I can also source exotic millipede if anyone is interested pm me for a list, I can get more species next year.

Reactions: Like 1


----------



## LawnShrimp (Oct 5, 2017)

Pangogirl said:


> Thanks! Would a Thai rainbow and a philippine blue able to cohabitate with my current species?


Thai rainbows apparently like cooler temperatures and Philippines blues have their own care quirks. Have you considered buying multiples of the same species? Breeding is very easy with millipedes and is both cheap and productive! Also, I find that millipedes get very stressed when a member of another species tries to mate with them. I am currently in the process of separating a community species tank into separate species enclosures because T. corralinus males were stressing my N. americs.


mickiem said:


> I agree with I have never kept plants in with my millipedes.  I have branches and moss on the surface but no plants.  Every now a then a cucumber or corn will sprout.   I just leave it until they eat it or it becomes detritus.  I would think the way the millipedes burrow, they would uproot the plant and it would be constant work trying to keep it planted.

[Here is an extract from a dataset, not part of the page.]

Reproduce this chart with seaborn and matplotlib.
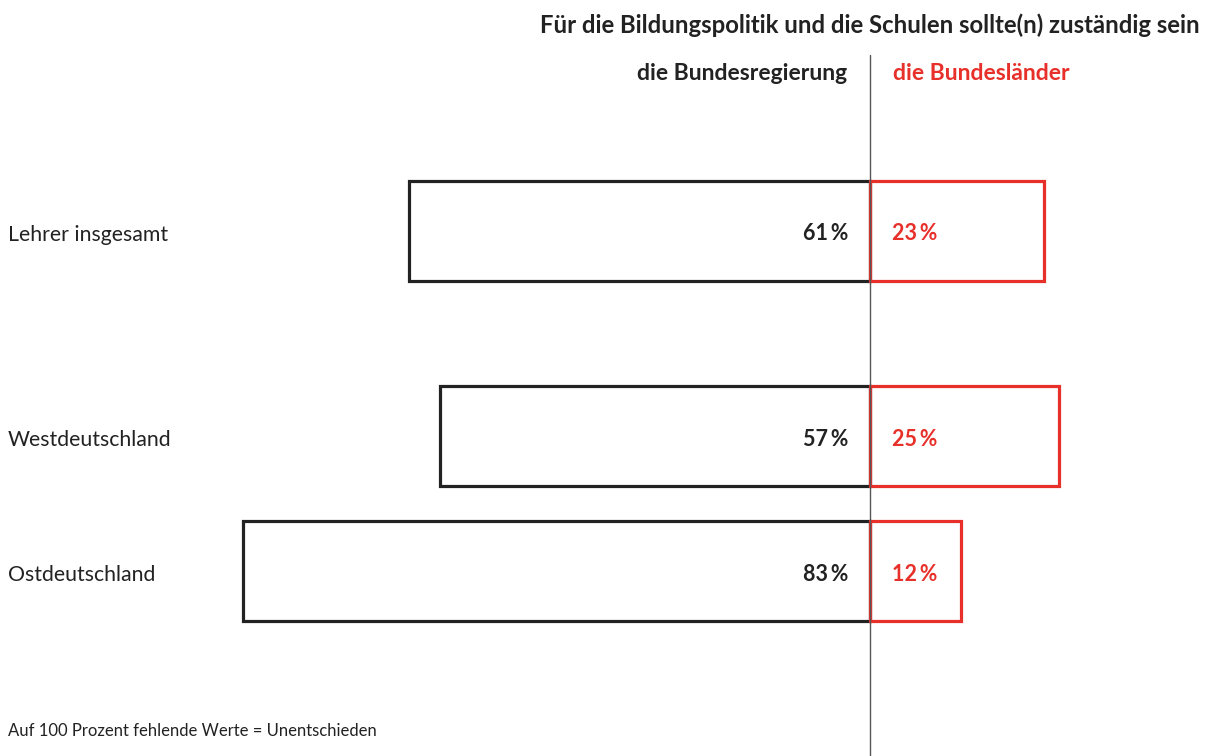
import pandas as pd
import matplotlib.pyplot as plt
import seaborn as sns

# Data
groups = ['Lehrer insgesamt', 'Westdeutschland', 'Ostdeutschland']
bund = [61, 57, 83]        # die Bundesregierung
laender = [23, 25, 12]     # die Bundesländer

title = 'Für die Bildungspolitik und die Schulen sollte(n) zuständig sein'
head_left = 'die Bundesregierung'
head_right = 'die Bundesländer'
note = 'Auf 100 Prozent fehlende Werte = Unentschieden'

# Layout (row centres in 100-px units, uneven spacing like the original)
row_pos = [2.31, 4.36, 5.71]
BLACK = '#222222'
RED = '#e8302a'

df = pd.DataFrame({
    'row': row_pos * 2,
    'value': [-v for v in bund] + laender,
    'side': [head_left] * 3 + [head_right] * 3,
})

sns.set_theme(style='white')
plt.rcParams['font.family'] = ['Lato', 'DejaVu Sans']

fig = plt.figure(figsize=(12.08, 7.56), dpi=100)
ax = fig.add_axes([0, 0, 1, 1])

sns.barplot(
    data=df, x='value', y='row', hue='side', orient='h',
    native_scale=True, dodge=False, fill=False,
    palette={head_left: BLACK, head_right: RED},
    width=1.0 / 1.35, linewidth=2.3, errorbar=None, legend=False, ax=ax,
)

ax.set_xlim(-870 / 7.55, 338 / 7.55)
ax.set_ylim(7.56, 0)
ax.axis('off')

# centre line
ax.plot([0, 0], [0.55, 7.56], color='#555555', lw=1.0, zorder=5)

# value labels
for y, b, l in zip(row_pos, bund, laender):
    ax.text(-2.9, y + 0.03, f'{b}\u2009%', ha='right', va='center',
            fontsize=15.5, fontweight='bold', color=BLACK)
    ax.text(2.9, y + 0.03, f'{l}\u2009%', ha='left', va='center',
            fontsize=15.5, fontweight='bold', color=RED)

# row labels
for y, g in zip(row_pos, groups):
    ax.text(8 / 1208, 1 - (y + 0.04) / 7.56, g, transform=fig.transFigure,
            ha='left', va='center', fontsize=15.3, color=BLACK)

# headers
fig.text(1200 / 1208, 1 - 25 / 756, title, ha='right', va='center',
         fontsize=17.2, fontweight='bold', color=BLACK)
fig.text(847 / 1208, 1 - 74 / 756, head_left, ha='right', va='center',
         fontsize=16.5, fontweight='bold', color=BLACK)
fig.text(893 / 1208, 1 - 74 / 756, head_right, ha='left', va='center',
         fontsize=16.5, fontweight='bold', color=RED)

fig.text(8 / 1208, 1 - 731 / 756, note, ha='left', va='center',
         fontsize=12, color=BLACK)

fig.savefig('out.png', dpi=100)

 I have to agree here, live plants could just get dug up and/or eaten. The only one that could stand that would probably be Sansiveria. I'm not sure if it even possible for those to die.


----------



## marionimacaroni (Jun 3, 2019)

Can anyone tell me whether keeping a millipede (flame leg PH) in a carton box vivarium is a good/bad idea? It's the only box I have that actually fits the substrate depth requirement. Right now I'm covering it with a plastic bag with tiny. This morning I noticed that the pede tried to escape the box and was asleep in plastic pocket on the outer side of the box. But maybe that's because theyre just bound to reach all the crevices and happened to get stuck outside?


----------



## Polenth (Jun 3, 2019)

marionimacaroni said:


> Can anyone tell me whether keeping a millipede (flame leg PH) in a carton box vivarium is a good/bad idea? It's the only box I have that actually fits the substrate depth requirement. Right now I'm covering it with a plastic bag with tiny. This morning I noticed that the pede tried to escape the box and was asleep in plastic pocket on the outer side of the box. But maybe that's because theyre just bound to reach all the crevices and happened to get stuck outside?


Cardboard enclosures aren't a good idea. They'll get damp and start to fall apart and rot. Also, millipedes can climb cardboard. They can't climb glass and plastic, so it's a lot harder for them to escape. You don't need anything fancy... a cheap plastic storage box will do if money is an issue.


----------



## marionimacaroni (Jun 4, 2019)

Polenth said:


> Cardboard enclosures aren't a good idea. They'll get damp and start to fall apart and rot. Also, millipedes can climb cardboard. They can't climb glass and plastic, so it's a lot harder for them to escape. You don't need anything fancy... a cheap plastic storage box will do if money is an issue.


Thanks for answering, Polenth! I've replaced it with a glass one and true enough, he can't escape!


----------



## BepopCola (Jun 5, 2019)

Pangogirl said:


> What kinds of plants should I use? I have a pothos and a fern I got at a reptile expo but I don't know what else to use.


_Sansevieria _and _bromeliads _are always good. 
I've tried a few plants directly in the substrate of my tanks, but many have either rotted or got eaten.
Survivors have been a peace liliy, _hawaiian schefflera_, and a _dracaena sp. _that I got from petco. I also have a christmas cactus that's living in the dampness somehow. 
Some millipedes might eat peace lilies and christmas cacti,_ looking at you A. gigas. _
Semi-aqautic aquarium plants (like _anubias_) could also work, but I don't know if they'd get eaten. 
You can try air plants also if you have branches or hides that are above the substrate.


Pangogirl said:


> How would I change the millipede substrate with the plants in it? Would a flouresnt grow light make it too hot for the millipedes?


I have my plants in net pots so I can move them around easier while still allowing them to access the soil. 
You can try LED lights, they've been good enough for my plants and don't really heat up too much. I got some amber light ones from Lowe's.
There are also LED grow lights around if you're wanting some non-low light plants.


----------



## Polenth (Jun 5, 2019)

marionimacaroni said:


> Thanks for answering, Polenth! I've replaced it with a glass one and true enough, he can't escape!


You're welcome. As a general forum note though, it's better to start a new topic, rather than hide your questions in an old topic. What ends up happening is people will reply to the original post and you're less likely to get an answer.

Reactions: Agree 1


----------